GIRL, 16, STOPPED SHORT OF GOAL .Football coach halts her tryout


Cheerleader Angela Wise wanted to trade her pom-poms for a helmet and pads this year to play football with the boys.

But the Howard High School junior's hopes were cut short when the school's football coach, fearing for her safety, didn't allow her to try out for the team this summer.

She had been to two days of a two-week tryout when the coach told her she was "not big enough and too slow," she said. "I came home crying because I felt so bad."

Coach John Quinn said his decision was based on concern for Angela's safety and on her inability to keep up during a practice.

Angela, 16, described herself as a tomboy who takes auto shop classes and hopes to open her own garage after college.

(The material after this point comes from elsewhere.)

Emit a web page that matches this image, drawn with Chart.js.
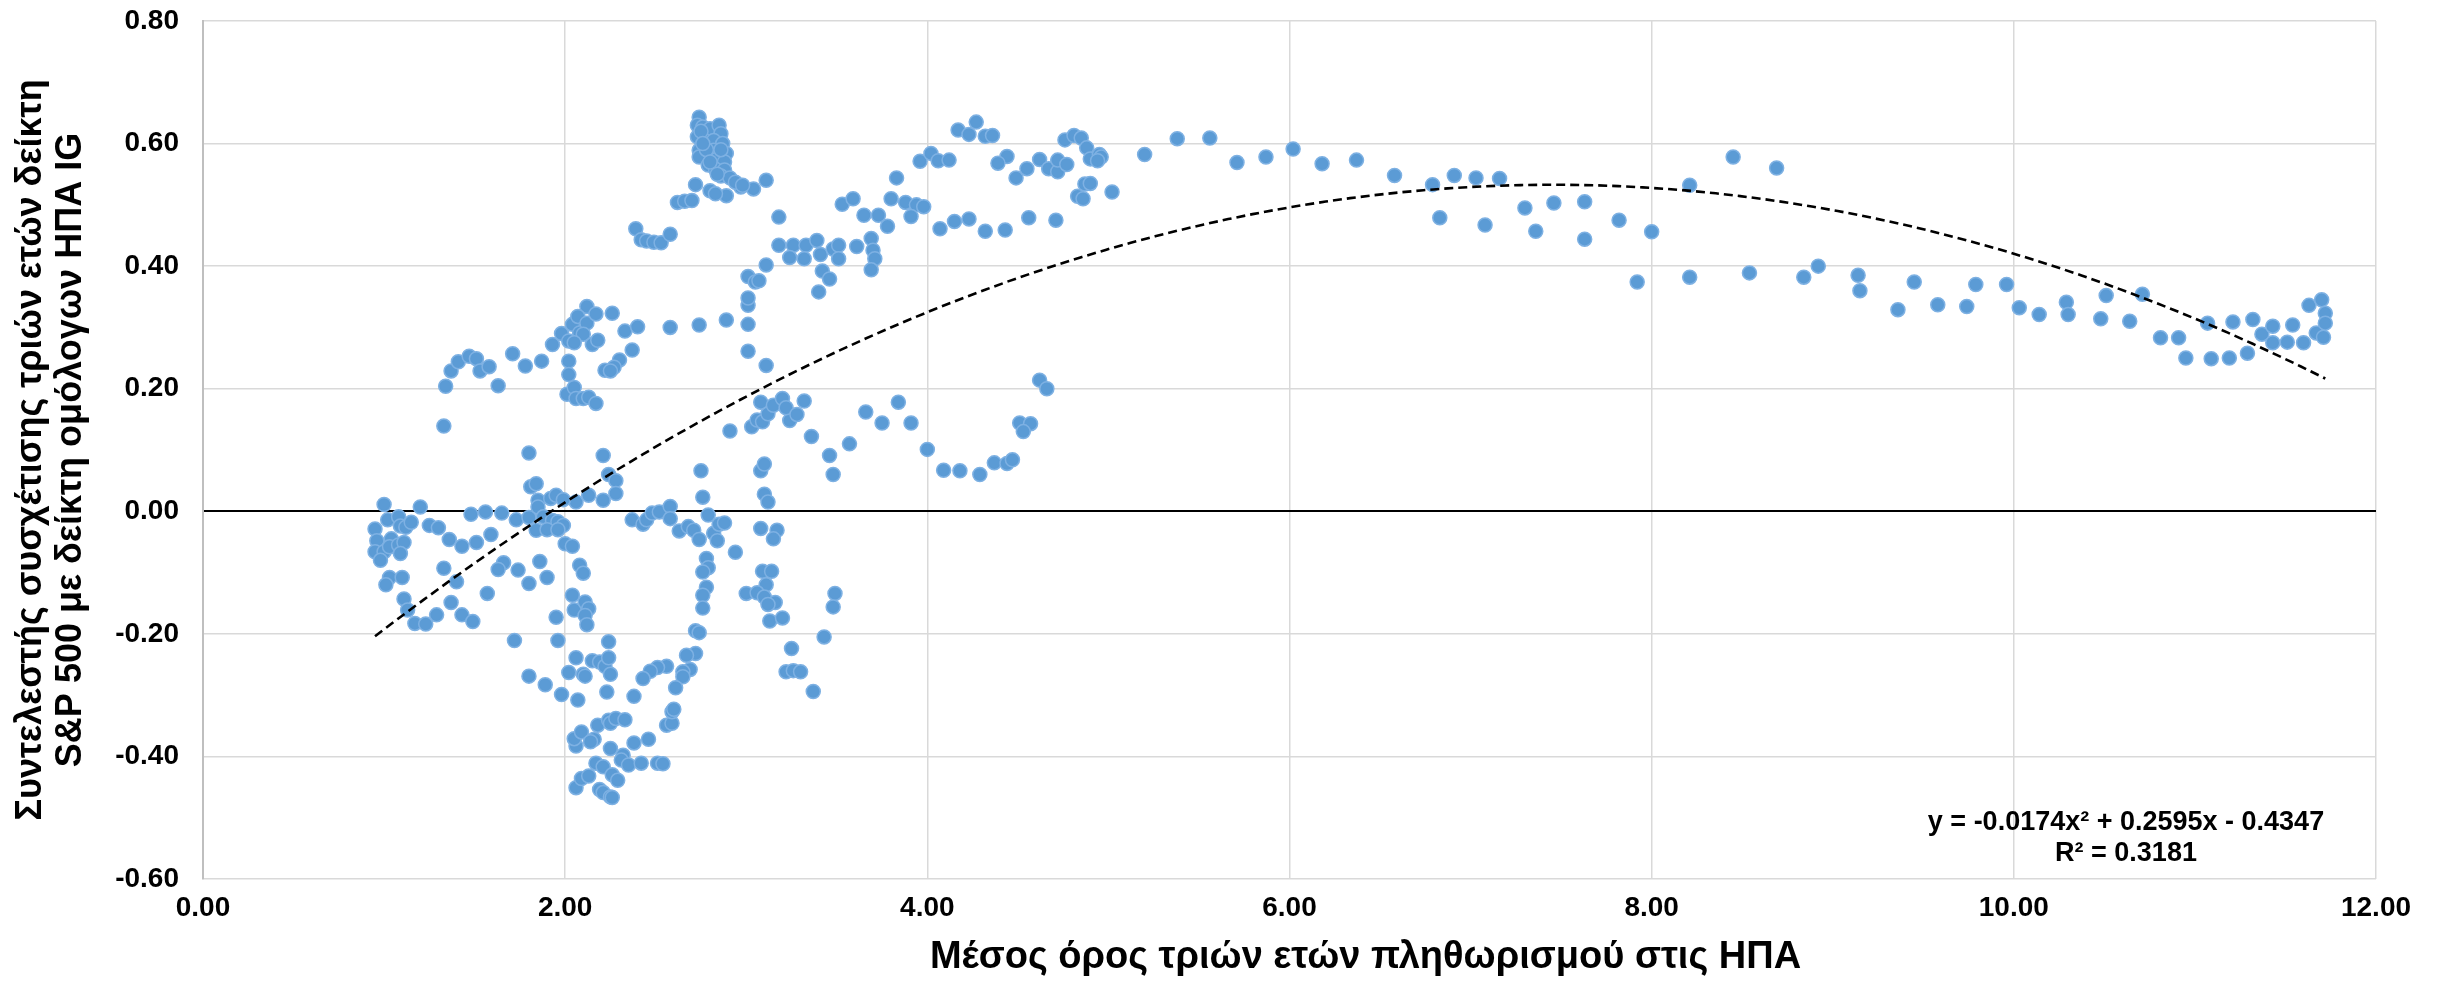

She also takes weightlifting classes.

She said she bench presses 120 pounds, which is her weight, and does 60-pound curls, often in her bedroom, where she keeps a weight bench and dumbbells her brothers and father have used.

"I know I may not have made it," said Angela, who is 5 feet 4 inches tall. "But [the coach] should have given me the benefit of trying out."

Angela had one other hurdle to clear before she could play -- her grades. School officials said this week that she would have been academically ineligible to play, based on her grades last year.

But Angela, though she did not have the required 2.0 grade-point average last quarter, would have been able to play on a "contract" that, if she made the team, would have required her to maintain a "C" average at midsemester this year or be declared )) ineligible. Several members of the school's sports

teams are on such contracts this semester, Principal Eugene Streagle said.

Angela has been in contact with the American Civil Liberties Union concerning a possible sex discrimination lawsuit. She said the coach told her, "We need a pretty girl like you to be a manager."

Mr. Quinn denied saying that and said her safety was the reason he did not allow her to try out.

"I didn't think it was a good situation for her to be in," he said. "I really felt if the girl had played, she would have been hurt."

Under the federal Title IX, which prohibits sex discrimination, female students must have the opportunity to try out for male teams, and vice versa.

Donald Disney, the county supervisor of health and physical education, said there is no county guideline for coaches in determining who will be on their teams.

Mr. Quinn said he cut Angela because she lacked the necessary physical makeup and because she had no junior varsity football experience. He also said she failed to participate in some drills and that she couldn't keep up during others.

"She looked like a fish out of the water," Mr. Quinn said. "I told her I admired her courage and I don't

think this would be a good sport for her."

Mr. Quinn said he had never prevented a male player from trying out solely because of size but that he had cut players for other reasons, such as lack of skill or speed.

The coach said he also was mindful of a 1989 incident in Carroll County in which a female football player injured her pancreas and spleen after falling on another player's knee during a scrimmage. The student, 5-foot-7-inch, 130-pound Tawana Hammond, sued the school system, claiming that it failed to warn her about the dangers of football.

A Circuit Court judge threw out the $1.5 million lawsuit, saying the player and her family "knew about the risks of serious, disabling and catastrophic injury assumed" by varsity football players.

Mr. Quinn said he would allow Angela to try out next year if she "shows me that she can lift weights like any of the guys are doing and if she shows me a reasonable 40-yard speed."

Mr. Streagle backed the coach's decision.

"I think there were some real concerns," he said. "There are some huge kids out there. It was an accident waiting to happen."

Angela, a champion swimmer in the county, said she missed some of the drills because she wanted to watch instead to see how the practices were run and that she kept up in other drills that she did attend.

She said she played football with her brothers as she grew up and is aware of the dangers.

"She likes the physical contact," said her father, Charlie Wise. "There's no physical contact in soccer or basketball."

But Angela isn't going to wait until next year to try a contact sport. She wants to try out for the wrestling team this winter. "I want everyone to know that girls can play as well as guys," she said.